(Extracted records)
· · · ·

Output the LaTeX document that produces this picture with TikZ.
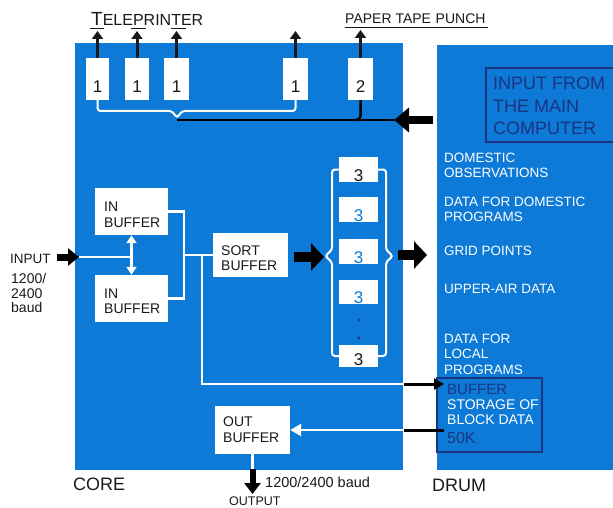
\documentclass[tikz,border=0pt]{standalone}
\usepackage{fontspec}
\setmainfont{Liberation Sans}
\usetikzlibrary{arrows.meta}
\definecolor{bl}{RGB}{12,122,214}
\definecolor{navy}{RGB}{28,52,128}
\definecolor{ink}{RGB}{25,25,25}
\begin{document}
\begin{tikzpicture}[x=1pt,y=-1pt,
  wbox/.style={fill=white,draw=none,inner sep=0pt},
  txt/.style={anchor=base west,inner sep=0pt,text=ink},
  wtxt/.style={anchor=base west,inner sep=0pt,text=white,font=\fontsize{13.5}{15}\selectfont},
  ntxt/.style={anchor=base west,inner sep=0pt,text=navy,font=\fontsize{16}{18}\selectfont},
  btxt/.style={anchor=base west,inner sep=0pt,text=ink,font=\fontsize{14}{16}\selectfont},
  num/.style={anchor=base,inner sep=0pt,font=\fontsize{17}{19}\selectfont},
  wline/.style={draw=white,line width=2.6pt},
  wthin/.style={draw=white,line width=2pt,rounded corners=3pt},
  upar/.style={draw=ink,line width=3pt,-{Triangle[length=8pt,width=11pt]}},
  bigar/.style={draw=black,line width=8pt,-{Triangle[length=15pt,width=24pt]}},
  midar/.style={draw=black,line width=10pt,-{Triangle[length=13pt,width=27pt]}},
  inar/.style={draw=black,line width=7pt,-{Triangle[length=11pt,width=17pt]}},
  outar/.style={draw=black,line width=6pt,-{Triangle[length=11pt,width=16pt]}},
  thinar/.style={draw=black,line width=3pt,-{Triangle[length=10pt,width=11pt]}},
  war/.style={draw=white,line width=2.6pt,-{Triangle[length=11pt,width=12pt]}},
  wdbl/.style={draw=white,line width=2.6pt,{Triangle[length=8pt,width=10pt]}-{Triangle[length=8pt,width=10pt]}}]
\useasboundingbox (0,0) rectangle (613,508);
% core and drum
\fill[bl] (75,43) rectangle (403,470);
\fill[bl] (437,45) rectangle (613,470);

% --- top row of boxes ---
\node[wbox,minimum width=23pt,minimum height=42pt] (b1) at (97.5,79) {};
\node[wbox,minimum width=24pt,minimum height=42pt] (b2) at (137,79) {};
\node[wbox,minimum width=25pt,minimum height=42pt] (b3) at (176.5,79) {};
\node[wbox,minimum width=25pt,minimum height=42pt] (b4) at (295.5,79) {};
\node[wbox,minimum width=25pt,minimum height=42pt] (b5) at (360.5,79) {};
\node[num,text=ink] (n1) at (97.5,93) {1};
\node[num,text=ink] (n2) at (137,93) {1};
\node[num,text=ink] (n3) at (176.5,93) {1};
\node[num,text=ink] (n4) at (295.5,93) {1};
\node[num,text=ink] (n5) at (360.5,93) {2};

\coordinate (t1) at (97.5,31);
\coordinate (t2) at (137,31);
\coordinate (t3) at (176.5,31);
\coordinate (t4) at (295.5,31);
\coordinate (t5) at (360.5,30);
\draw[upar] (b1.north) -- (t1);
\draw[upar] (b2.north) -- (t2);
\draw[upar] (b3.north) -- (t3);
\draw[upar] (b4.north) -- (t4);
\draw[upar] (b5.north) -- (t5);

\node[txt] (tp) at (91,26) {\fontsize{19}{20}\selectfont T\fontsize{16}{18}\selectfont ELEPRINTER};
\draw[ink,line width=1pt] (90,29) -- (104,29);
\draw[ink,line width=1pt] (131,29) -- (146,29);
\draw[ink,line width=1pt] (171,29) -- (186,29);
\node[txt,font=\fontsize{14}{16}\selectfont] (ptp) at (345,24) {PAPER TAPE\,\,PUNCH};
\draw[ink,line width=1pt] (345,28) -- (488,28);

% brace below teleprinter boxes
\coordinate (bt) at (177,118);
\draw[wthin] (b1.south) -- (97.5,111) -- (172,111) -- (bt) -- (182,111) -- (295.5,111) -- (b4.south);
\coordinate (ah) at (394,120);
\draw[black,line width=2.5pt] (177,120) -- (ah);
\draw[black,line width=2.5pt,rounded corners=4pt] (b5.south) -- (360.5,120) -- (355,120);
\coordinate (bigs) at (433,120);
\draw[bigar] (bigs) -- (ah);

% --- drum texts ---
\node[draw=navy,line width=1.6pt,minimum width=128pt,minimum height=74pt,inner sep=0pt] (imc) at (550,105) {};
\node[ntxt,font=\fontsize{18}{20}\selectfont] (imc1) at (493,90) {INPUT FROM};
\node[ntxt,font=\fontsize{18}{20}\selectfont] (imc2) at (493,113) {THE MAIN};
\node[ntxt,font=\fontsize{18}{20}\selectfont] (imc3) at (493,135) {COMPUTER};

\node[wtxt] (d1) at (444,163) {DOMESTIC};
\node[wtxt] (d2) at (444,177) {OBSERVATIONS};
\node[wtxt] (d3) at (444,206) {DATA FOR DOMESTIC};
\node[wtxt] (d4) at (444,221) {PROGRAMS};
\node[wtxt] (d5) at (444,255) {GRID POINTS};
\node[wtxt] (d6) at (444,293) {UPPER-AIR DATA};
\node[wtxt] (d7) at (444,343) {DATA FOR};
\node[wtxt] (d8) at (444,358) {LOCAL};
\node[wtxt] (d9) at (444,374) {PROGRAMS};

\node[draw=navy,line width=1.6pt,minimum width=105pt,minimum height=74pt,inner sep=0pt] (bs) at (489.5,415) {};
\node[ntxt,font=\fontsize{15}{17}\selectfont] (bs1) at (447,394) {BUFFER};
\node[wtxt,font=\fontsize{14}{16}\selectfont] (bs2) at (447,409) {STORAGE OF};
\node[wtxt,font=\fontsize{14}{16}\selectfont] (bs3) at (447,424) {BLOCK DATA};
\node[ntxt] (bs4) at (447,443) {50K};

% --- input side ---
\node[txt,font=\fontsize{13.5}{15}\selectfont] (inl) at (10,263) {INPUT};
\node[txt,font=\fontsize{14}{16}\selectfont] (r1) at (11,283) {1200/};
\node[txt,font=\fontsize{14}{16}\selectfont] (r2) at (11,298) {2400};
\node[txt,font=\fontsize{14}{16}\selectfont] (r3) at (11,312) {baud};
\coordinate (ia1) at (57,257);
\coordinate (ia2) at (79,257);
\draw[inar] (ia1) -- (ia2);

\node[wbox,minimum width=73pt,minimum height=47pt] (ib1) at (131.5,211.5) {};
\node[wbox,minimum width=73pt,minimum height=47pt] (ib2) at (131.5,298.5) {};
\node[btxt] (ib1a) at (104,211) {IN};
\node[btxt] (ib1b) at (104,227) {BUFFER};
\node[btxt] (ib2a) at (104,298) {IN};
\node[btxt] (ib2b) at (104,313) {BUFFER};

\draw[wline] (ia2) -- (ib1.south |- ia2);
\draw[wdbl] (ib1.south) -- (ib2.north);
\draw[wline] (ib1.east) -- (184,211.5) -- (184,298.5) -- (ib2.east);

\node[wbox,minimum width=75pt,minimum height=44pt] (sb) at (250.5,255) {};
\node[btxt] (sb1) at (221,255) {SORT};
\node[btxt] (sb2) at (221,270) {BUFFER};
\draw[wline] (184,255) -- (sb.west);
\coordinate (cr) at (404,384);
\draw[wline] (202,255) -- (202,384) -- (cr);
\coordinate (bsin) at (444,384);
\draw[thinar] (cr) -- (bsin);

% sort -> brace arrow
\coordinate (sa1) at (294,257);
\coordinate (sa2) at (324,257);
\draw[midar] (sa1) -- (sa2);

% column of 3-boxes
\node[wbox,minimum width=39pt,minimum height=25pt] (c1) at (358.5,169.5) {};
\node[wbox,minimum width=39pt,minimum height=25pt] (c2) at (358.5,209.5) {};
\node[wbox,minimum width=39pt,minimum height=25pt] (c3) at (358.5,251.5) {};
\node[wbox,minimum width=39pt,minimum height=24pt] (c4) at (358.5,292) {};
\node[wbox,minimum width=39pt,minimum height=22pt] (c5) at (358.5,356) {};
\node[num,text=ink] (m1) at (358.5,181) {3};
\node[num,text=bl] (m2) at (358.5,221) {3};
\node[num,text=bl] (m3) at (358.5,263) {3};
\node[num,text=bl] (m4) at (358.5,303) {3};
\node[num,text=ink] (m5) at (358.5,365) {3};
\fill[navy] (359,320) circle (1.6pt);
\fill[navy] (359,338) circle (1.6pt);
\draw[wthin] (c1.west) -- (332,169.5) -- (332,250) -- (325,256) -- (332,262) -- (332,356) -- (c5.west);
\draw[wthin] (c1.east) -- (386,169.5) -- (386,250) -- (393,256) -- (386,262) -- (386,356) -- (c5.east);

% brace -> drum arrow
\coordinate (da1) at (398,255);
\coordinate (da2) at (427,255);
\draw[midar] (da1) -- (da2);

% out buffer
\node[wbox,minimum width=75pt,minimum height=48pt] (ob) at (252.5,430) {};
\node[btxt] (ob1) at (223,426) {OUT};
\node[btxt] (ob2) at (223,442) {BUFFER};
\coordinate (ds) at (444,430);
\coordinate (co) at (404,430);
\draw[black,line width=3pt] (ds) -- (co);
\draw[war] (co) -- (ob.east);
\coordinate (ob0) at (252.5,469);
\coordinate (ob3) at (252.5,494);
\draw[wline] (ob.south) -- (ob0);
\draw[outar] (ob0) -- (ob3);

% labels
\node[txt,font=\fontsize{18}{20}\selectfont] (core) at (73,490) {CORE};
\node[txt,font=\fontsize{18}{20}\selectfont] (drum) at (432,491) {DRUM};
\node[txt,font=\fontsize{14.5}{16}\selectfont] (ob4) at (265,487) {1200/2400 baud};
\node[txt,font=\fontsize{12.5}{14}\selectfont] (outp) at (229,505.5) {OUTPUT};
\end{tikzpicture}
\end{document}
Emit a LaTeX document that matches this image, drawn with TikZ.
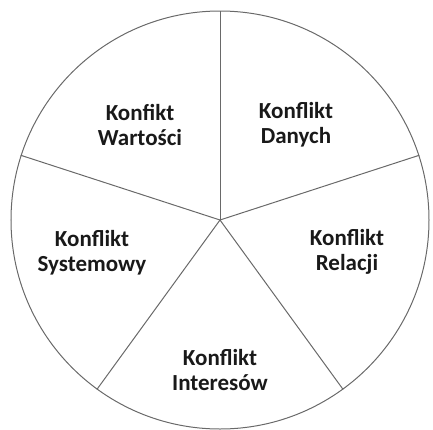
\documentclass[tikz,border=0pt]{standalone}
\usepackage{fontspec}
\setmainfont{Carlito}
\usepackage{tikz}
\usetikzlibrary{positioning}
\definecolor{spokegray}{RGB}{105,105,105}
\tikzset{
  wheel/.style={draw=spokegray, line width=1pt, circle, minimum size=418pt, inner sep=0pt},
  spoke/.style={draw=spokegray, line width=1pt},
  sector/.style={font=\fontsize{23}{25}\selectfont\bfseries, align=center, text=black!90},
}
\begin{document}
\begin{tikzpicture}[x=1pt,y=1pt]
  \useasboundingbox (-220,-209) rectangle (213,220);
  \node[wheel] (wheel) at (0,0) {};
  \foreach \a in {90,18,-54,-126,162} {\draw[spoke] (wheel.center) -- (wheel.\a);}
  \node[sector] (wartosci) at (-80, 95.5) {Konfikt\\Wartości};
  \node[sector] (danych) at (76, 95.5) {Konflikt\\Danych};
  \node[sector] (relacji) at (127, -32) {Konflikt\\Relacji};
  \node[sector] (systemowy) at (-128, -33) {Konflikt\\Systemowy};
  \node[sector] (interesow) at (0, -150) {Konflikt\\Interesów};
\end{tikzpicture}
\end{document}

· · · ·

Identify every line holding the word "that" and copy it out.

• **CORRECT OUTPUT**
Output the LaTeX document that produces this picture with TikZ.
Emit a LaTeX document that matches this image, drawn with TikZ.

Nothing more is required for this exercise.